Question

show that if A is a linear transformation such that A^2 +2A +3 = 0, then A is invertible
Please, help

Answer 1

What are the properties of a linear transformation?

Answer 2

you mean definition?

Answer 3

It is just have product 's property like left/right distribute apply on addition and multiplication, nothing special

Answer 4

And there is a zero property.

Answer 5

yes

Answer 6

And for invertibility one must have in inverse transformation f(g(v)) = v AND g(f(u)) = u.

Answer 7

I am sorry for being dummy. I know that thing but don't see the link between that and the problem

Answer 8

are all square matrices linear transformation matrices?

Answer 9

yes, invertible or not is another topic

Answer 10

?? Why?
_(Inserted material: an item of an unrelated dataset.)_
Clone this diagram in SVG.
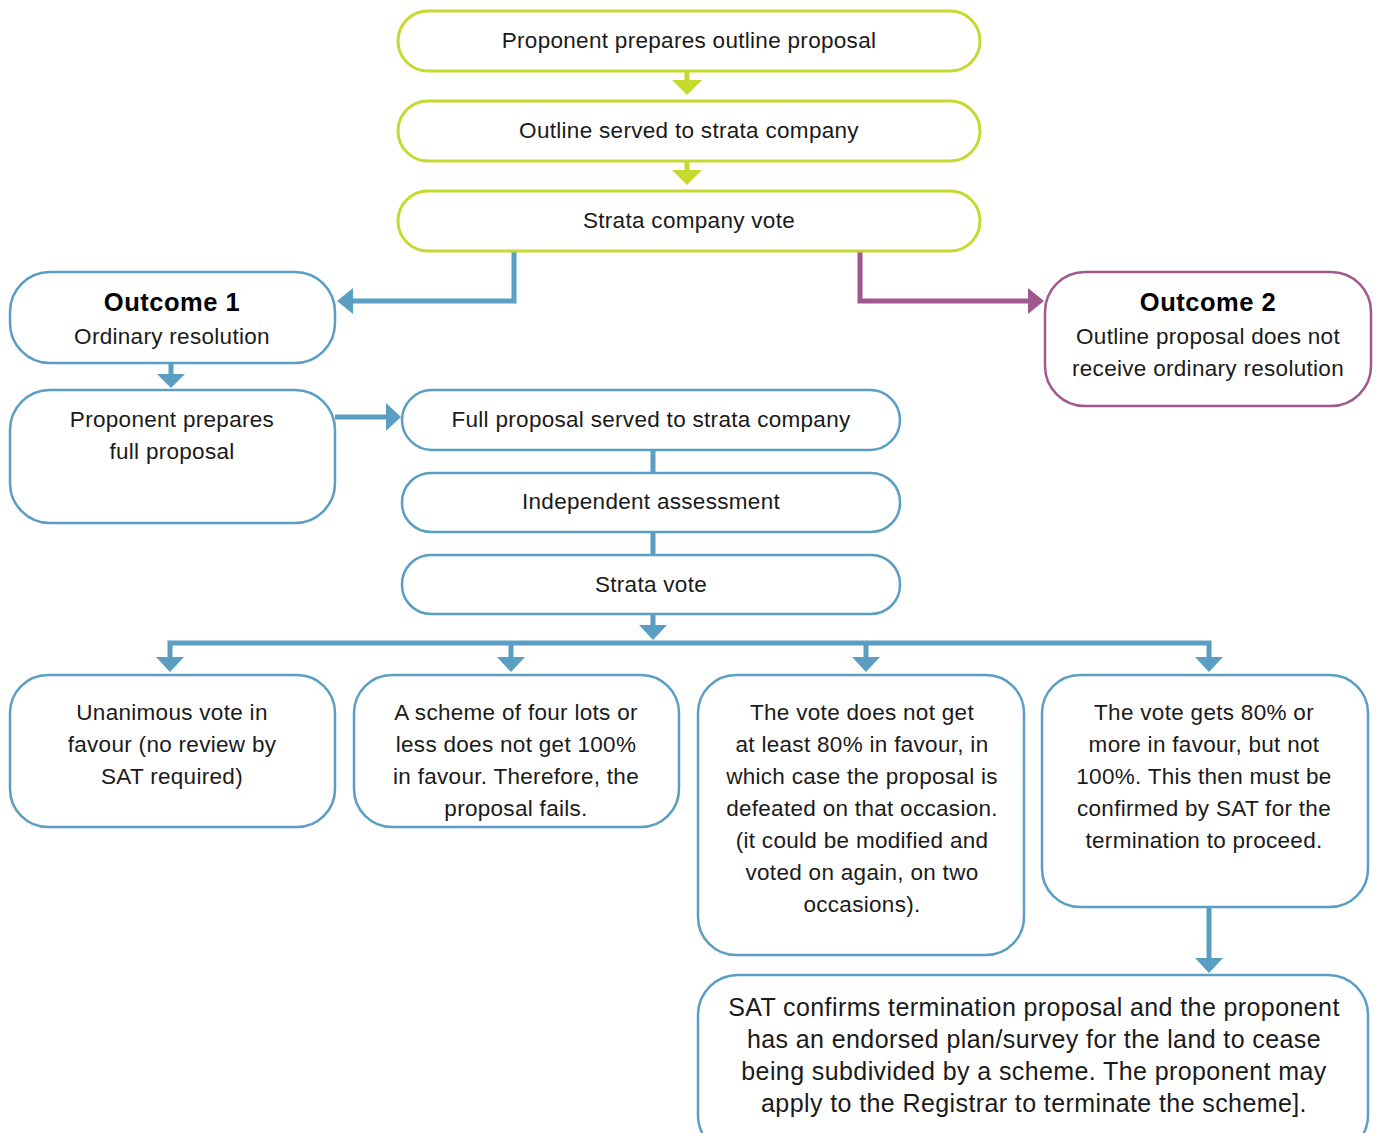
<svg xmlns="http://www.w3.org/2000/svg" width="1377" height="1133" viewBox="0 0 1377 1133">
<style>
.g{fill:#fff;stroke:#c6d92e;stroke-width:3}
.b{fill:#fff;stroke:#5a9ec4;stroke-width:2.5}
.p{fill:#fff;stroke:#a0588e;stroke-width:2.5}
text{font-family:"Liberation Sans",Arial,sans-serif;font-size:22.5px;letter-spacing:0.3px;fill:#1a1a1a;text-anchor:middle}
.h{font-weight:bold;font-size:25.5px;letter-spacing:0.5px;fill:#000}
.big{font-size:25px;letter-spacing:0.4px}
.lb{stroke:#5a9ec4;stroke-width:5;fill:none}
.lp{stroke:#a0588e;stroke-width:5;fill:none}
.lg{stroke:#c6d92e;stroke-width:5;fill:none}
.ab{fill:#5a9ec4}
.ap{fill:#a0588e}
.ag{fill:#c6d92e}
</style>
<rect width="1377" height="1133" fill="#fff"/>
<g id="connectors">
<line class="lg" x1="687" y1="71" x2="687" y2="82"/>
<polygon class="ag" points="672,80 702,80 687,95"/>
<line class="lg" x1="687" y1="161" x2="687" y2="172"/>
<polygon class="ag" points="672,170 702,170 687,185"/>
<polyline class="lb" points="514,251 514,301 350,301"/>
<polygon class="ab" points="353,288 353,314 337,301"/>
<polyline class="lp" points="860,251 860,301 1030,301"/>
<polygon class="ap" points="1028,288 1028,314 1044,301"/>
<line class="lb" x1="171" y1="363" x2="171" y2="376"/>
<polygon class="ab" points="157,374 185,374 171,388"/>
<line class="lb" x1="335" y1="417" x2="390" y2="417"/>
<polygon class="ab" points="386,403 386,431 401,417"/>
<line class="lb" x1="653" y1="450" x2="653" y2="473"/>
<line class="lb" x1="653" y1="532" x2="653" y2="555"/>
<line class="lb" x1="653" y1="614" x2="653" y2="628"/>
<polygon class="ab" points="639,625 667,625 653,640"/>
<polyline class="lb" points="170,659 170,643 1209,643 1209,659"/>
<line class="lb" x1="511" y1="643" x2="511" y2="659"/>
<line class="lb" x1="866" y1="643" x2="866" y2="659"/>
<polygon class="ab" points="156,657 184,657 170,672"/>
<polygon class="ab" points="497,657 525,657 511,672"/>
<polygon class="ab" points="852,657 880,657 866,672"/>
<polygon class="ab" points="1195,657 1223,657 1209,672"/>
<line class="lb" x1="1209" y1="907" x2="1209" y2="960"/>
<polygon class="ab" points="1195,958 1223,958 1209,973"/>
</g>
<g id="n1"><rect class="g" x="398" y="11" width="582" height="60" rx="30"/><text x="689" y="48">Proponent prepares outline proposal</text></g>
<g id="n2"><rect class="g" x="398" y="101" width="582" height="60" rx="30"/><text x="689" y="138">Outline served to strata company</text></g>
<g id="n3"><rect class="g" x="398" y="191" width="582" height="60" rx="30"/><text x="689" y="228">Strata company vote</text></g>
<g id="outcome1"><rect class="b" x="10" y="272" width="325" height="91" rx="40"/><text class="h" x="172" y="311">Outcome 1</text><text x="172" y="344">Ordinary resolution</text></g>
<g id="outcome2"><rect class="p" x="1045" y="272" width="326" height="134" rx="40"/><text class="h" x="1208" y="311">Outcome 2</text><text x="1208" y="344">Outline proposal does not</text><text x="1208" y="376">receive ordinary resolution</text></g>
<g id="full"><rect class="b" x="10" y="390" width="325" height="133" rx="40"/><text x="172" y="427">Proponent prepares</text><text x="172" y="459">full proposal</text></g>
<g id="served"><rect class="b" x="402" y="390" width="498" height="60" rx="30"/><text x="651" y="427">Full proposal served to strata company</text></g>
<g id="assess"><rect class="b" x="402" y="473" width="498" height="59" rx="29"/><text x="651" y="509">Independent assessment</text></g>
<g id="vote"><rect class="b" x="402" y="555" width="498" height="59" rx="29"/><text x="651" y="592">Strata vote</text></g>
<g id="o1"><rect class="b" x="10" y="675" width="325" height="152" rx="38"/><text x="172" y="720">Unanimous vote in</text><text x="172" y="752">favour (no review by</text><text x="172" y="784">SAT required)</text></g>
<g id="o2"><rect class="b" x="354" y="675" width="325" height="152" rx="38"/><text x="516" y="720">A scheme of four lots or</text><text x="516" y="752">less does not get 100%</text><text x="516" y="784">in favour. Therefore, the</text><text x="516" y="816">proposal fails.</text></g>
<g id="o3"><rect class="b" x="698" y="675" width="326" height="280" rx="38"/><text x="862" y="720">The vote does not get</text><text x="862" y="752">at least 80% in favour, in</text><text x="862" y="784">which case the proposal is</text><text x="862" y="816">defeated on that occasion.</text><text x="862" y="848">(it could be modified and</text><text x="862" y="880">voted on again, on two</text><text x="862" y="912">occasions).</text></g>
<g id="o4"><rect class="b" x="1042" y="675" width="326" height="232" rx="38"/><text x="1204" y="720">The vote gets 80% or</text><text x="1204" y="752">more in favour, but not</text><text x="1204" y="784">100%. This then must be</text><text x="1204" y="816">confirmed by SAT for the</text><text x="1204" y="848">termination to proceed.</text></g>
<g id="sat"><rect class="b" x="698" y="975" width="670" height="180" rx="40"/><text class="big" x="1034" y="1016">SAT confirms termination proposal and the proponent</text><text class="big" x="1034" y="1048">has an endorsed plan/survey for the land to cease</text><text class="big" x="1034" y="1080">being subdivided by a scheme. The proponent may</text><text class="big" x="1034" y="1112">apply to the Registrar to terminate the scheme].</text></g>
</svg>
Are we just ignoring the problem statement? "...then A is invertible".

Answer 11

this equation can be factored into (A-r1 I)(A-r2 I)=0, yielding 2 trivial invertible solution. i'm not quite sure how to prove these are the only possible solutions though

Answer 12

is it not that we have to simplify the left hand side to have the form of A* something = 1 to get that something is A inverse. then conclude that A is invertible

Answer 13

Do we agree that A MUST be square?

Answer 14

I have a simpler problem like A^2 -A +1 =0 --> A -A^2 =1 --> A(1-A) =1 and conclude that 1-A is inverse of A

Answer 15

that makes sense.
A^2+2A+4I=I
factor & solve

Answer 16

and one more back ward to get A is inverse of (1-A) ... so that A is invertible

Answer 17

@eashy yyyyyyyyyyyyyyyyyyes!! I am so tired with it to not know how to square it

Answer 18

solve the quadratic equation x^2+2x+4=0

Answer 19

oh my god.

Answer 20

Thanks a lot.

Answer 21

:)

Answer 22

ha!! no no , it's not that , just A^2 +2A +1 =-2 or (A+1)^2 = -2

Answer 23

\(A^2+2A=-3\Rightarrow -\frac{1}{3}A^2-\frac{2}{3}A=I\Rightarrow A\left(-\frac{1}{3}A-\frac{2}{3}I\right)=I\Rightarrow -\frac{1}{3}A-\frac{2}{3}I=A^{-1}\)

Answer 24

\(-\frac{1}{3}A-\frac{2}{3}I=A^{-1}\)
BTW, \(A\in \{n\times n \text{ matrices with complex elements, }n \ge 1\}\) otherwise \(A^2\) is undefined.